In Feb 2022, Paul Christiano wrote: Eliezer and I publicly stated some predictions about AI performance on the IMO by 2025.... My final prediction (after significantly revising my guesses after looking up IMO questions and medal thresholds) was:
I'd put 4% on "For the 2022, 2023, 2024, or 2025 IMO an AI built before the IMO is able to solve the single hardest problem" where "hardest problem" = "usually problem #6, but use problem #3 instead if either: (i) problem 6 is geo or (ii) problem 3 is combinatorics and problem 6 is algebra." (Would prefer just pick the hardest problem after seeing the test but seems better to commit to a procedure.)
Maybe I'll go 8% on "gets gold" instead of "solves hardest problem."
Eliezer spent less time revising his prediction, but said (earlier in the discussion):
My probability is at least 16% [on the IMO grand challenge falling], though I'd have to think more and Look into Things, and maybe ask for such sad little metrics as are available before I was confident saying how much more. Paul?
EDIT: I see they want to demand that the AI be open-sourced publicly before the first day of the IMO, which unfortunately sounds like the sort of foolish little real-world obstacle which can prevent a proposition like this from being judged true even where the technical capability exists. I'll stand by a >16% probability of the technical capability existing by end of 2025
So I think we have Paul at <8%, Eliezer at >16% for AI made before the IMO is able to get a gold (under time controls etc. of grand challenge) in one of 2022-2025.
Resolves to YES if either Eliezer or Paul acknowledge that an AI has succeeded at this task.
Related market: https://manifold.markets/MatthewBarnett/will-a-machine-learning-model-score-f0d93ee0119b
Update: As noted by Paul, the qualifying years for IMO completion are 2023, 2024, and 2025.
Update 2024-06-21: Description formatting
Update 2024-07-25: Changed title from "by 2025" to "by the end of 2025" for clarity
🏅 Top traders
# | Name | Total profit |
---|---|---|
1 | Ṁ206,978 | |
2 | Ṁ174,649 | |
3 | Ṁ118,001 | |
4 | Ṁ116,041 | |
5 | Ṁ93,057 |
People are also trading
@FlorisvanDoorn : thanks i searched and hadnt seen it.
for others here is the link to that comment: https://manifold.markets/Austin/will-an-ai-get-gold-on-any-internat#8pzm97qiu5g
@BoltonBailey The solutions are here https://storage.googleapis.com/deepmind-media/gemini/IMO_2025.pdf They're written in cleaner language than the OAI solutions and have been officially validated by the IMO organizers.
@AdamK I was skimming that myself, I felt that the proof that "a_n is even for all n" in Q4 could have been more succinct, but I guess it's not wrong.

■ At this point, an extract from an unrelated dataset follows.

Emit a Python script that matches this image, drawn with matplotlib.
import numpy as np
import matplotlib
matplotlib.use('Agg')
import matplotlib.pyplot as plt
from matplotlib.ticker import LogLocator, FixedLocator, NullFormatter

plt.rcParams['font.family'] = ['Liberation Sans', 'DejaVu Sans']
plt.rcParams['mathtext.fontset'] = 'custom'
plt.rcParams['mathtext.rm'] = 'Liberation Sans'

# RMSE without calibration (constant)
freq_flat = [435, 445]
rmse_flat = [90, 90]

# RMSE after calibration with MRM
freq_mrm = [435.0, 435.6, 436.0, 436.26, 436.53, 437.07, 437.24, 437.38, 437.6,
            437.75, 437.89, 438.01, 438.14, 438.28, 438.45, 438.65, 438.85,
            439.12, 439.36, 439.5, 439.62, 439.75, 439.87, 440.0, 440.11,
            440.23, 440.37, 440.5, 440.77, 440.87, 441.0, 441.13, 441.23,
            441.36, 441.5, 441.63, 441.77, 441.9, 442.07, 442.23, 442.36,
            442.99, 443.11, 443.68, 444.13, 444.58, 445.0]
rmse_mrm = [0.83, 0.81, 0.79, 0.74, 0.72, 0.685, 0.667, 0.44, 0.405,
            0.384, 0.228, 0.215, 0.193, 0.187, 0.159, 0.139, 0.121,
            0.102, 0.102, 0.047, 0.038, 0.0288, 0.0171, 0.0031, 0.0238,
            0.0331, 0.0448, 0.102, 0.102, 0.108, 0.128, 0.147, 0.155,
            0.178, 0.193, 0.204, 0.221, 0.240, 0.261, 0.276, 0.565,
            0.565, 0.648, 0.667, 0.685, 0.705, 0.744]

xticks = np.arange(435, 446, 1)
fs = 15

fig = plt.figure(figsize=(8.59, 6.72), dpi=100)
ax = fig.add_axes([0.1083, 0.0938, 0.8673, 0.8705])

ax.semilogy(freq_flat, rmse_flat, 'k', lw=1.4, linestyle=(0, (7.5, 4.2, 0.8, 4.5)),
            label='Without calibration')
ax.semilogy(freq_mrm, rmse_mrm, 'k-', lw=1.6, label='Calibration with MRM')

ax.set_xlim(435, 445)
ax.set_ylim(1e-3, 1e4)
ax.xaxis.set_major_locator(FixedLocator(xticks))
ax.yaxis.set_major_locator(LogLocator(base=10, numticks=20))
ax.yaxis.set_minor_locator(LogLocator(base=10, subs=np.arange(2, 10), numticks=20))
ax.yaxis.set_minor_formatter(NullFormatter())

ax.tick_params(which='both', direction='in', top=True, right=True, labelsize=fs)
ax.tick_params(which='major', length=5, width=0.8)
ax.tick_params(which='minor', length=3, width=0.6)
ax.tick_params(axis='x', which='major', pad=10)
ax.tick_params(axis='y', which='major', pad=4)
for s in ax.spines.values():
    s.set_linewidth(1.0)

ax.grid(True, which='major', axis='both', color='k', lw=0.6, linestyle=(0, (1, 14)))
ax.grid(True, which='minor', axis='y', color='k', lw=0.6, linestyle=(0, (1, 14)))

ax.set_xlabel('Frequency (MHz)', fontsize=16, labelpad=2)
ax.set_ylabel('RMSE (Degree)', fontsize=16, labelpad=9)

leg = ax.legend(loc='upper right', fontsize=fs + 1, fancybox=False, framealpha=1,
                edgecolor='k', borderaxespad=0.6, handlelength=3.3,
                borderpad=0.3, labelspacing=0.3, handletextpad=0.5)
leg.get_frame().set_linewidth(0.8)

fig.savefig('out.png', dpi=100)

@dgga what the fuck just happened? I opened this market on the iPhone app, it lagged out for about 30 seconds and apparently sold my entire position???
i would like to thank eliezer yudkowsky for teaching me how to think better
my mom for always believing i could generate excessive signal capture from both structured and unstructured data
the pnl owners at [redacted] for letting a young boy with a dream drag their carry into the ground
bayesian and joshua for teaching me about being brave about my sexuality
Has anyone said how long their solutions took? Very impressive regardless
@TylerMurphy Greg Brockman: "Model operated in natural language (i.e. outputs natural language proofs) under the same rules as humans (e.g. 4.5 hours per session, no tools)."
https://x.com/gdb/status/1946479692485431465
@RyanandPickles thanks for the nudge; per the market description, I will wait for at least one of @PaulChristiano and @EliezerYudkowsky (ideally, both) to confirm.
@Austin I think Paul has more exact criteria in mind, and I have yet to see him behave dishonorably about this sort of thing, so I'm unlikely to try calling it myself in advance of Paul if Paul is on-duty here. I also expect that he/we are waiting on some additional clarifications and for some further details to come out, rather than either of us wanting to be hasty.
(Also note for the record that Paul was much lower on AI solving the single hardest problem, which OAI did not afaik. Of course almost no humans did so either.)
@Austin For the record, I concur (especially given the GDM announcement, which I trust a lot more than OAI, and which seems less wobbly around the details).
@Blocksterpen3 I can present you some other markets where the market is pessimistic. Do you want to bet against me that those will resolve YES as well?
@Bayesian I might be interested in "pessimistic" medium to longer term AI markets with clear criteria.
[deleted by author]
@Jcd51 I expect OpenAI has enough brilliant mathematicians as a team they could have provided the answers within a day of the problems being available.
This is a weird thing to be suspicious of
@wrhall I'm just suspicious of the frequent benchmark gaming from OAI. But I'm really impressed that you managed to make this response in the 5 minutes I had this comment up.